Head selection answers "which tip do all honest verifiers agree on?" — not "which tip is true?" or "which happened first?". Semantic interpretation of forks (concurrency glitch, intentional recovery, equivocation) is application-defined (PROTOCOL.md "Chain Validity", specs/PROTOCOL.md:90; DID-METHOD.md §6.3 "Equivocation", specs/DID-METHOD.md:248).


Explicitly-Accepted Residual Risks (v1)

These are known and deliberately accepted for v1.
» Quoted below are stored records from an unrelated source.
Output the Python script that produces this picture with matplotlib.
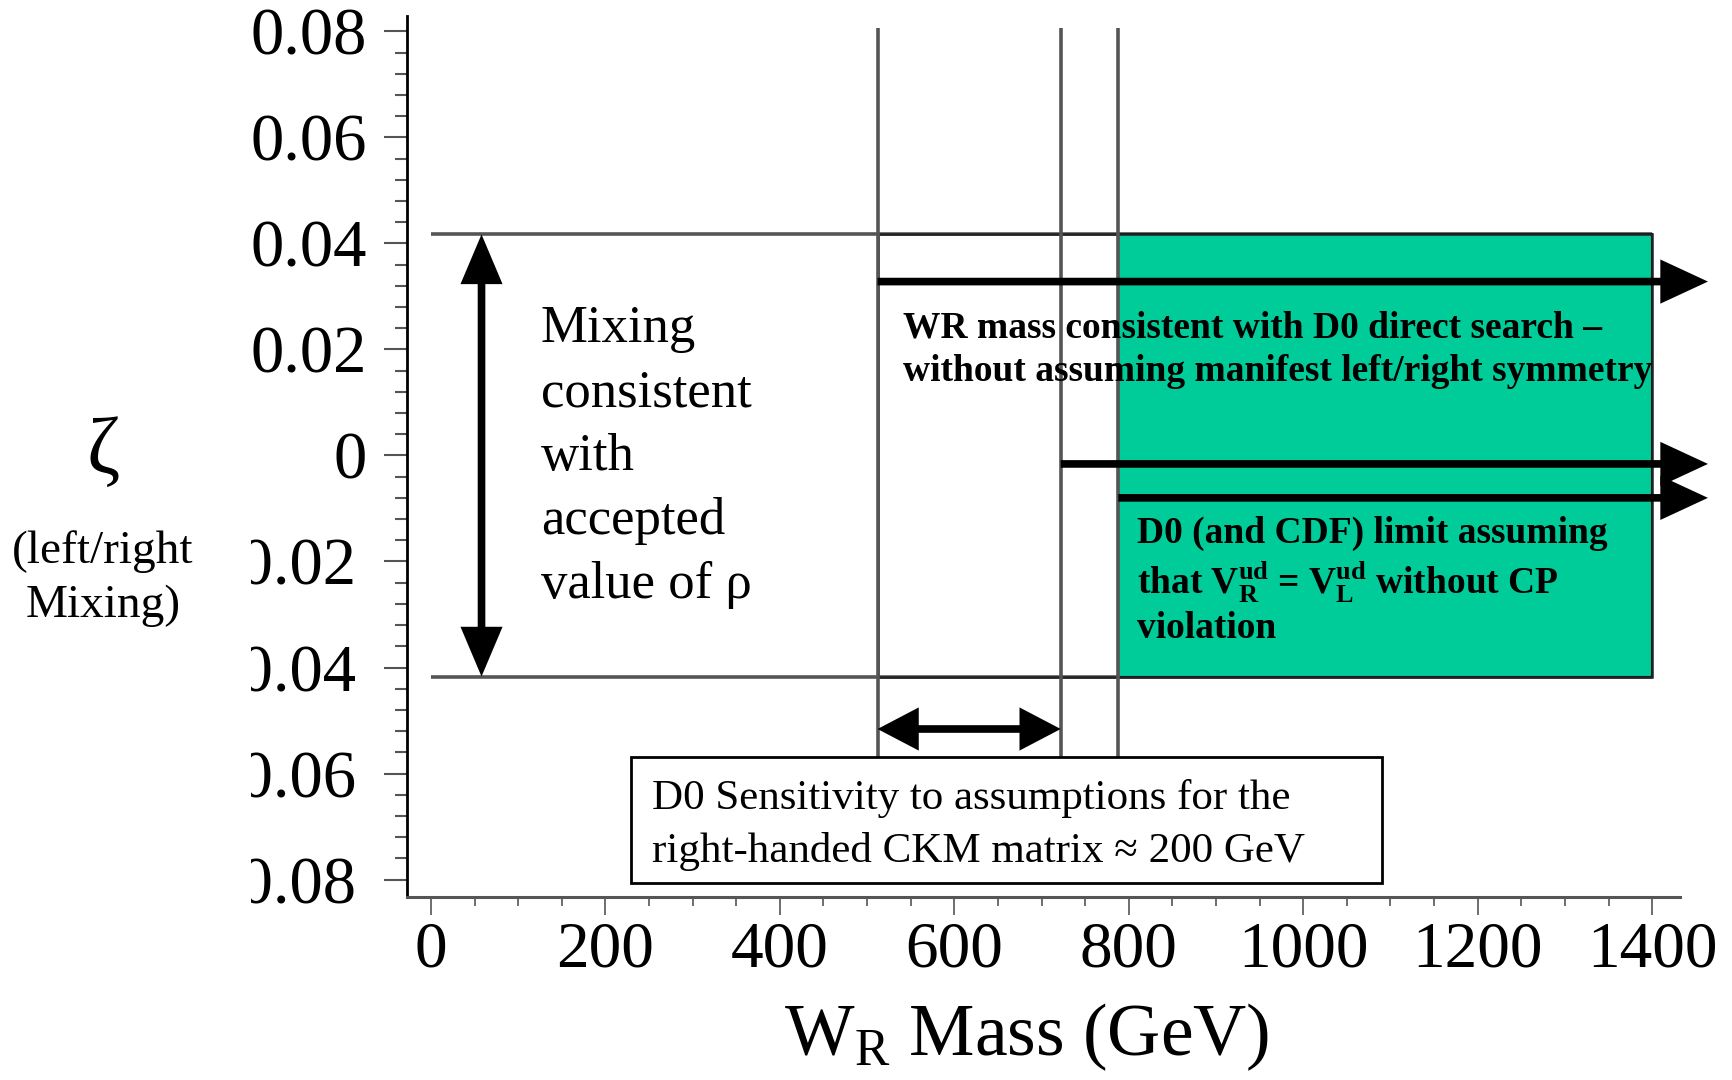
import matplotlib
matplotlib.use("Agg")
import matplotlib.pyplot as plt
from matplotlib.patches import Rectangle
from matplotlib.ticker import FixedLocator, MultipleLocator
from matplotlib.transforms import Bbox, TransformedBbox, ScaledTranslation

plt.rcParams['font.family'] = ['Liberation Serif', 'DejaVu Serif']
plt.rcParams['mathtext.fontset'] = 'custom'
plt.rcParams['mathtext.rm'] = 'Liberation Serif'
plt.rcParams['mathtext.it'] = 'Liberation Serif:italic'
plt.rcParams['mathtext.bf'] = 'Liberation Serif:bold'

# axis ticks
mass_ticks = [0, 200, 400, 600, 800, 1000, 1200, 1400]
zeta_ticks = [0.08, 0.06, 0.04, 0.02, 0.0, -0.02, -0.04, -0.06, -0.08]

# band of mixing allowed by rho
zeta_band = [-0.0417, 0.0417]
rho_arrow_mass = 58

# W_R mass limits (GeV)
limit_masses = [512, 722, 788]
limit_arrow_zeta = [0.0328, -0.0016, -0.0080]
arrow_tip_mass = 1464
green_mass = [788, 1400]
band_end_mass = 1400

# sensitivity arrow and its caption box
sens_zeta = -0.0516
sens_mass = [512, 722]
box_mass = [229, 1090]
box_zeta = [-0.0806, -0.0568]

GREEN = '#00CC99'
GREY = '#555555'

fig = plt.figure(figsize=(17.32, 10.8), dpi=100)
ax = fig.add_axes([0.2347, 0.1694, 0.7353, 0.8158])
ax.set_xlim(-28, 1432)
ax.set_ylim(-0.0833, 0.0829)

for side in ['top', 'right']:
    ax.spines[side].set_visible(False)
ax.spines['left'].set_color('black')
ax.spines['left'].set_linewidth(2.0)
ax.spines['bottom'].set_color(GREY)
ax.spines['bottom'].set_linewidth(2.2)

ax.xaxis.set_major_locator(FixedLocator(mass_ticks))
ax.xaxis.set_minor_locator(MultipleLocator(50))
ax.yaxis.set_major_locator(FixedLocator(zeta_ticks))
ax.yaxis.set_minor_locator(MultipleLocator(0.004))
ax.set_xticklabels([str(m) for m in mass_ticks])
ax.set_yticklabels(['0' if z == 0 else '\u2212%.2f' % abs(z) if z < 0 else '%.2f' % z
                    for z in zeta_ticks])

ax.tick_params(axis='y', which='major', direction='out', length=16.5, width=1.5,
               color=GREY, pad=12, labelsize=48)
ax.tick_params(axis='y', which='minor', direction='out', length=8.6, width=1.5, color=GREY)
ax.tick_params(axis='x', which='major', direction='out', length=13, width=1.2,
               color=GREY, pad=4, labelsize=47)
ax.tick_params(axis='x', which='minor', direction='out', length=6.5, width=1.2, color=GREY)

# negative labels sit a little further left and lose their leading part
clip = TransformedBbox(Bbox([[0.1450, 0.0], [1.0, 1.0]]), fig.transFigure)
shift = ScaledTranslation(-0.10, 0, fig.dpi_scale_trans)
for z, lab in zip(zeta_ticks, ax.get_yticklabels()):
    if z < 0:
        lab.set_transform(lab.get_transform() + shift)
    lab.set_clip_box(clip)
    lab.set_clip_on(True)

ax.set_xlabel(r'W$_{\mathrm{R}}$ Mass (GeV)', fontsize=53)
ax.xaxis.set_label_coords(0.487, -0.118)

# rho band edges
ax.hlines(zeta_band, 0, band_end_mass, colors=GREY, linewidth=2.6, zorder=1)

# excluded/allowed mass regions
ax.add_patch(Rectangle((green_mass[0], zeta_band[0]), green_mass[1] - green_mass[0],
                       zeta_band[1] - zeta_band[0], facecolor=GREEN, edgecolor='black',
                       linewidth=1.5, zorder=2))
ax.add_patch(Rectangle((limit_masses[0], zeta_band[0]), band_end_mass - limit_masses[0],
                       zeta_band[1] - zeta_band[0], fill=False, edgecolor='#222222',
                       linewidth=1.8, zorder=2.5))
ax.vlines(limit_masses, box_zeta[1], 0.0807, colors=GREY, linewidth=2.6, zorder=3)

head = dict(mutation_scale=20, linewidth=5.5, color='black', shrinkA=0, shrinkB=0,
            capstyle='butt', joinstyle='miter')
for m0, z in zip(limit_masses, limit_arrow_zeta):
    ax.annotate('', xy=(arrow_tip_mass, z), xytext=(m0, z), annotation_clip=False,
                arrowprops=dict(arrowstyle='-|>,head_length=1.25,head_width=0.58', **head),
                zorder=4)
ax.annotate('', xy=(rho_arrow_mass, zeta_band[1]), xytext=(rho_arrow_mass, zeta_band[0]),
            arrowprops=dict(arrowstyle='<|-|>,head_length=1.3,head_width=0.55', **head),
            zorder=4)
ax.annotate('', xy=(sens_mass[1], sens_zeta), xytext=(sens_mass[0], sens_zeta),
            arrowprops=dict(arrowstyle='<|-|>,head_length=1.05,head_width=0.55', **head),
            zorder=4)

ax.text(126, -0.0003, 'Mixing\nconsistent\nwith\naccepted\nvalue of \u03c1',
        fontsize=38, ha='left', va='center', linespacing=1.43, zorder=5)
ax.text(541, 0.0199, 'WR mass consistent with D0 direct search \u2013\n'
        'without assuming manifest left/right symmetry',
        fontsize=27, fontweight='bold', ha='left', va='center', linespacing=1.33, zorder=5)
ax.text(809, -0.0237, 'D0 (and CDF) limit assuming\n'
        r'that $\mathbf{V_R^{ud}}$ = $\mathbf{V_L^{ud}}$ without CP' '\nviolation',
        fontsize=27, fontweight='bold', ha='left', va='center', linespacing=1.25, zorder=5)

ax.add_patch(Rectangle((box_mass[0], box_zeta[0]), box_mass[1] - box_mass[0],
                       box_zeta[1] - box_zeta[0], facecolor='white', edgecolor='black',
                       linewidth=2, zorder=6))
ax.text(253, (box_zeta[0] + box_zeta[1]) / 2 - 0.001,
        'D0 Sensitivity to assumptions for the\nright-handed CKM matrix \u2248 200 GeV',
        fontsize=31, ha='left', va='center', linespacing=1.45, zorder=7)

fig.text(0.0595, 0.5806, '\u03b6', fontsize=58, ha='center', va='center')
fig.text(0.0595, 0.464, '(left/right\nMixing)', fontsize=34, ha='center', va='center',
         linespacing=1.36)

fig.savefig('out.png', dpi=100)
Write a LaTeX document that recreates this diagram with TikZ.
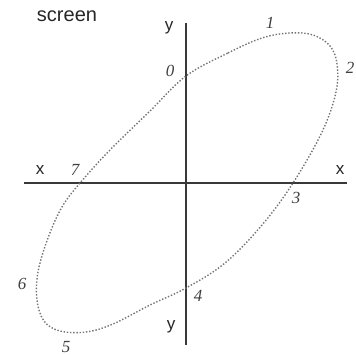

  • No end-to-end encryption. Content confidentiality is an application-layer concern; the relay operator can read stored blobs (README.md, README.md:5; PROTOCOL.md "Philosophy", specs/PROTOCOL.md:13; WEB-RELAY.md "Content Plane", specs/WEB-RELAY.md:30).
  • No protocol-layer rate limiting. Anti-spam / rate limiting is an operational concern, pushed to the deployment layer (WEB-RELAY.md "What's Deferred", specs/WEB-RELAY.md:698). Blob size limits are likewise unenforced by the protocol (specs/WEB-RELAY.md:699).
  • Public (aud: "*") write credential is a world-writable bearer. Because aud: "*" matches any signer, a public credential granting write authorizes the bearer, not a named audience — anyone can attach it inline and write to the covered chains. Public credentials SHOULD be read-scoped (CREDENTIALS.md "Security: aud: "*" + write", specs/CREDENTIALS.md:262).
  • Same-relay auth-token replay until expiry. Auth tokens are not content-addressed and not revocable; they are scoped to a relay via aud (preventing cross-relay replay) and rely on short lifetime for invalidation (CREDENTIALS.md "Relationship to Auth Tokens", specs/CREDENTIALS.md:337; WEB-RELAY.md "Relay Identity", specs/WEB-RELAY.md:231). Within the same relay, a captured token is replayable until it expires.
  • SIWD security controls live in the unimplemented third-party verifier. Replay prevention (nonce), redirect-URI allowlisting, challenge-DID binding, and timestamp windows are obligations on the verifying third party, and SIWD has no reference implementation in this repository yet (SIWD.md note, specs/SIWD.md:5; SIWD.md "Security Considerations", specs/SIWD.md:192).

Out of Scope

Mirroring SECURITY.md "Scope": out of scope are vulnerabilities in third-party dependencies (report upstream), and any issue that requires a compromised host or a user's own private keys (SECURITY.md "Scope"). A compromised custody/KMS key and a lost key are modeled above as adversary classes for completeness, but their remediation (key hygiene, custody choice) is outside the protocol's integrity guarantees. In scope for security reporting is anything that breaks integrity, authenticity, or authorization — signing, JWS construction/verification, dag-cbor canonical encoding, CID derivation, chain state-machine transitions, credential verification, and relay auth (see SECURITY.md).